→ Given instruction
Your copy of the material must match it exactly, except that pictures are dropped.

→ Data shown

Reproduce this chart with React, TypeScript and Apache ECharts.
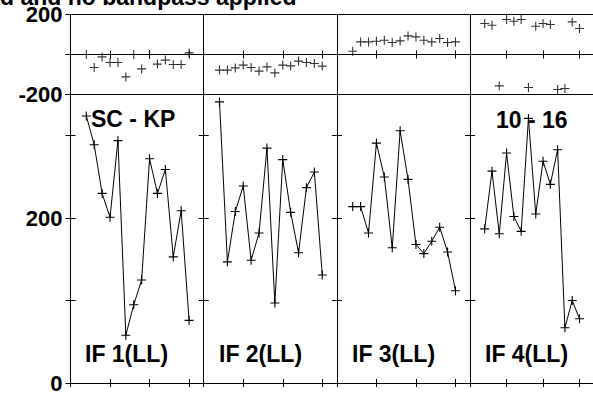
import React, { useEffect, useRef } from "react";
import * as echarts from "echarts";

// sample positions (time index)
const sampleIndex = [2, 3, 4, 5, 6, 7, 8, 9, 10, 11, 12, 13, 14, 15];

// amplitude per IF
const amp1 = [324, 289, 230, 201, 294, 58, 95, 125, 272, 230, 259, 153, 209, 76];
const amp2 = [341, 147, 208, 239, 149, 182, 285, 97, 271, 207, 158, 237, 256, 131];
const amp3 = [214, 214, 182, 291, 250, 164, 306, 247, 168, 157, 172, 189, 159, 112];
const amp4 = [187, 257, 181, 279, 202, 184, 321, 205, 269, 241, 283, 67, 100, 78];

// phase per IF
const phase1 = [0, -65, -12, -40, -40, -112, 0, -72, 0, -48, -28, -50, -50, 8];
const phase2 = [-78, -78, -67, -53, -65, -83, -62, -92, -53, -57, -33, -40, -45, -58];
const phase3 = [16, 63, 63, 66, 71, 60, 68, 93, 88, 71, 63, 80, 60, 63];
const phase4 = [155, 146, -157, 175, 166, 175, -165, 141, 155, 150, -175, -170, 163, 130];

const panelLabels = ["IF 1(LL)", "IF 2(LL)", "IF 3(LL)", "IF 4(LL)"];
const titleText = "d and no bandpass applied";
const baselineText = "SC - KP";
const timeText = "10 - 16";

const phaseShownLabels = [200, -200];
const ampShownLabels = [0, 200];

const ampSets = [amp1, amp2, amp3, amp4];
const phaseSets = [phase1, phase2, phase3, phase4];

const FONT = '"Liberation Sans", Arial, Helvetica, sans-serif';

export default function App() {
  const ref = useRef<HTMLDivElement>(null);

  useEffect(() => {
    if (!ref.current) return;
    const chart = echarts.init(ref.current, undefined, { renderer: "svg" });

    const L0 = 70.5;
    const W = 133.2;
    const phaseTop = 14.5;
    const phaseH = 80;
    const ampTop = 94.5;
    const ampH = 288.5;

    const grids: any[] = [];
    const xAxes: any[] = [];
    const yAxes: any[] = [];
    const series: any[] = [];

    const axisLine = { show: true, lineStyle: { color: "#000", width: 1 } };
    const tick = (len: number) => ({
      show: true,
      inside: true,
      length: len,
      lineStyle: { color: "#000", width: 1 },
    });
    const cross = "path://M0,4L8,4M4,0L4,8";

    for (let p = 0; p < 4; p++) {
      const left = L0 + p * W;
      grids.push({ left, top: phaseTop, width: W, height: phaseH, show: false });
      grids.push({ left, top: ampTop, width: W, height: ampH, show: false });

      for (let g = 0; g < 2; g++) {
        const gi = p * 2 + g;
        ["bottom", "top"].forEach((pos) => {
          xAxes.push({
            type: "value",
            gridIndex: gi,
            position: pos,
            min: 0,
            max: 16.85,
            interval: 5,
            axisLine,
            axisTick: tick(4),
            axisLabel: { show: false },
            splitLine: { show: false },
          });
        });
        ["left", "right"].forEach((pos) => {
          const isPhase = g === 0;
          const showLabel = p === 0 && pos === "left";
          yAxes.push({
            type: "value",
            gridIndex: gi,
            position: pos,
            min: isPhase ? -200 : 0,
            max: isPhase ? 200 : 350,
            interval: isPhase ? 200 : 100,
            axisLine,
            axisTick: tick(5),
            axisLabel: {
              show: showLabel,
              margin: 8,
              color: "#000",
              fontWeight: "bold",
              fontSize: 22,
              fontFamily: FONT,
              formatter: (v: number) => {
                const shown = isPhase ? phaseShownLabels : ampShownLabels;
                return shown.includes(v) ? String(v) : "";
              },
            },
            splitLine: {
              show: isPhase && pos === "left",
              lineStyle: { color: "#000", width: 1 },
            },
          });
        });
      }

      const phaseGrid = p * 2;
      const ampGrid = p * 2 + 1;
      series.push({
        type: "scatter",
        xAxisIndex: phaseGrid * 2,
        yAxisIndex: phaseGrid * 2,
        data: sampleIndex.map((x, i) => [x, phaseSets[p][i]]),
        symbol: cross,
        symbolSize: 9,
        itemStyle: { color: "none", borderColor: "#000", borderWidth: 1.1 },
        silent: true,
      });
      series.push({
        type: "line",
        xAxisIndex: ampGrid * 2,
        yAxisIndex: ampGrid * 2,
        data: sampleIndex.map((x, i) => [x, ampSets[p][i]]),
        symbol: cross,
        symbolSize: 9,
        showAllSymbol: true,
        lineStyle: { color: "#000", width: 1 },
        itemStyle: { color: "none", borderColor: "#000", borderWidth: 1.1 },
        silent: true,
      });
    }

    const textStyle = (text: string, size: number) => ({
      text,
      fill: "#000",
      font: `bold ${size}px ${FONT}`,
      align: "left",
      verticalAlign: "middle",
    });

    const graphics: any[] = [
      { type: "text", x: 0, y: -3, style: textStyle(titleText, 23), z: 100 },
      { type: "text", x: 91, y: 119, style: textStyle(baselineText, 23), z: 100 },
      { type: "text", x: 496, y: 120, style: textStyle(timeText, 23), z: 100 },
    ];
    const labelX = [85, 219, 352, 485];
    panelLabels.forEach((t, i) => {
      graphics.push({ type: "text", x: labelX[i], y: 354, style: textStyle(t, 23), z: 100 });
    });

    chart.setOption({
      animation: false,
      backgroundColor: "#fff",
      grid: grids,
      xAxis: xAxes,
      yAxis: yAxes,
      series,
      graphic: graphics,
    });

    return () => chart.dispose();
  }, []);

  return (
    <div
      ref={ref}
      style={{ position: "fixed", left: 0, top: 0, width: 593, height: 394 }}
    />
  );
}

→ Solution to the problem
Reproduce this chart with React, TypeScript and Apache ECharts.
import React, { useEffect, useRef } from "react";
import * as echarts from "echarts";

// sample positions (time index)
const sampleIndex = [2, 3, 4, 5, 6, 7, 8, 9, 10, 11, 12, 13, 14, 15];

// amplitude per IF
const amp1 = [324, 289, 230, 201, 294, 58, 95, 125, 272, 230, 259, 153, 209, 76];
const amp2 = [341, 147, 208, 239, 149, 182, 285, 97, 271, 207, 158, 237, 256, 131];
const amp3 = [214, 214, 182, 291, 250, 164, 306, 247, 168, 157, 172, 189, 159, 112];
const amp4 = [187, 257, 181, 279, 202, 184, 321, 205, 269, 241, 283, 67, 100, 78];

// phase per IF
const phase1 = [0, -65, -12, -40, -40, -112, 0, -72, 0, -48, -28, -50, -50, 8];
const phase2 = [-78, -78, -67, -53, -65, -83, -62, -92, -53, -57, -33, -40, -45, -58];
const phase3 = [16, 63, 63, 66, 71, 60, 68, 93, 88, 71, 63, 80, 60, 63];
const phase4 = [155, 146, -157, 175, 166, 175, -165, 141, 155, 150, -175, -170, 163, 130];

const panelLabels = ["IF 1(LL)", "IF 2(LL)", "IF 3(LL)", "IF 4(LL)"];
const titleText = "d and no bandpass applied";
const baselineText = "SC - KP";
const timeText = "10 - 16";

const phaseShownLabels = [200, -200];
const ampShownLabels = [0, 200];

const ampSets = [amp1, amp2, amp3, amp4];
const phaseSets = [phase1, phase2, phase3, phase4];

const FONT = '"Liberation Sans", Arial, Helvetica, sans-serif';

export default function App() {
  const ref = useRef<HTMLDivElement>(null);

  useEffect(() => {
    if (!ref.current) return;
    const chart = echarts.init(ref.current, undefined, { renderer: "svg" });

    const L0 = 70.5;
    const W = 133.2;
    const phaseTop = 14.5;
    const phaseH = 80;
    const ampTop = 94.5;
    const ampH = 288.5;

    const grids: any[] = [];
    const xAxes: any[] = [];
    const yAxes: any[] = [];
    const series: any[] = [];

    const axisLine = { show: true, lineStyle: { color: "#000", width: 1 } };
    const tick = (len: number) => ({
      show: true,
      inside: true,
      length: len,
      lineStyle: { color: "#000", width: 1 },
    });
    const cross = "path://M0,4L8,4M4,0L4,8";

    for (let p = 0; p < 4; p++) {
      const left = L0 + p * W;
      grids.push({ left, top: phaseTop, width: W, height: phaseH, show: false });
      grids.push({ left, top: ampTop, width: W, height: ampH, show: false });

      for (let g = 0; g < 2; g++) {
        const gi = p * 2 + g;
        ["bottom", "top"].forEach((pos) => {
          xAxes.push({
            type: "value",
            gridIndex: gi,
            position: pos,
            min: 0,
            max: 16.85,
            interval: 5,
            axisLine,
            axisTick: tick(4),
            axisLabel: { show: false },
            splitLine: { show: false },
          });
        });
        ["left", "right"].forEach((pos) => {
          const isPhase = g === 0;
          const showLabel = p === 0 && pos === "left";
          yAxes.push({
            type: "value",
            gridIndex: gi,
            position: pos,
            min: isPhase ? -200 : 0,
            max: isPhase ? 200 : 350,
            interval: isPhase ? 200 : 100,
            axisLine,
            axisTick: tick(5),
            axisLabel: {
              show: showLabel,
              margin: 8,
              color: "#000",
              fontWeight: "bold",
              fontSize: 22,
              fontFamily: FONT,
              formatter: (v: number) => {
                const shown = isPhase ? phaseShownLabels : ampShownLabels;
                return shown.includes(v) ? String(v) : "";
              },
            },
            splitLine: {
              show: isPhase && pos === "left",
              lineStyle: { color: "#000", width: 1 },
            },
          });
        });
      }

      const phaseGrid = p * 2;
      const ampGrid = p * 2 + 1;
      series.push({
        type: "scatter",
        xAxisIndex: phaseGrid * 2,
        yAxisIndex: phaseGrid * 2,
        data: sampleIndex.map((x, i) => [x, phaseSets[p][i]]),
        symbol: cross,
        symbolSize: 9,
        itemStyle: { color: "none", borderColor: "#000", borderWidth: 1.1 },
        silent: true,
      });
      series.push({
        type: "line",
        xAxisIndex: ampGrid * 2,
        yAxisIndex: ampGrid * 2,
        data: sampleIndex.map((x, i) => [x, ampSets[p][i]]),
        symbol: cross,
        symbolSize: 9,
        showAllSymbol: true,
        lineStyle: { color: "#000", width: 1 },
        itemStyle: { color: "none", borderColor: "#000", borderWidth: 1.1 },
        silent: true,
      });
    }

    const textStyle = (text: string, size: number) => ({
      text,
      fill: "#000",
      font: `bold ${size}px ${FONT}`,
      align: "left",
      verticalAlign: "middle",
    });

    const graphics: any[] = [
      { type: "text", x: 0, y: -3, style: textStyle(titleText, 23), z: 100 },
      { type: "text", x: 91, y: 119, style: textStyle(baselineText, 23), z: 100 },
      { type: "text", x: 496, y: 120, style: textStyle(timeText, 23), z: 100 },
    ];
    const labelX = [85, 219, 352, 485];
    panelLabels.forEach((t, i) => {
      graphics.push({ type: "text", x: labelX[i], y: 354, style: textStyle(t, 23), z: 100 });
    });

    chart.setOption({
      animation: false,
      backgroundColor: "#fff",
      grid: grids,
      xAxis: xAxes,
      yAxis: yAxes,
      series,
      graphic: graphics,
    });

    return () => chart.dispose();
  }, []);

  return (
    <div
      ref={ref}
      style={{ position: "fixed", left: 0, top: 0, width: 593, height: 394 }}
    />
  );
}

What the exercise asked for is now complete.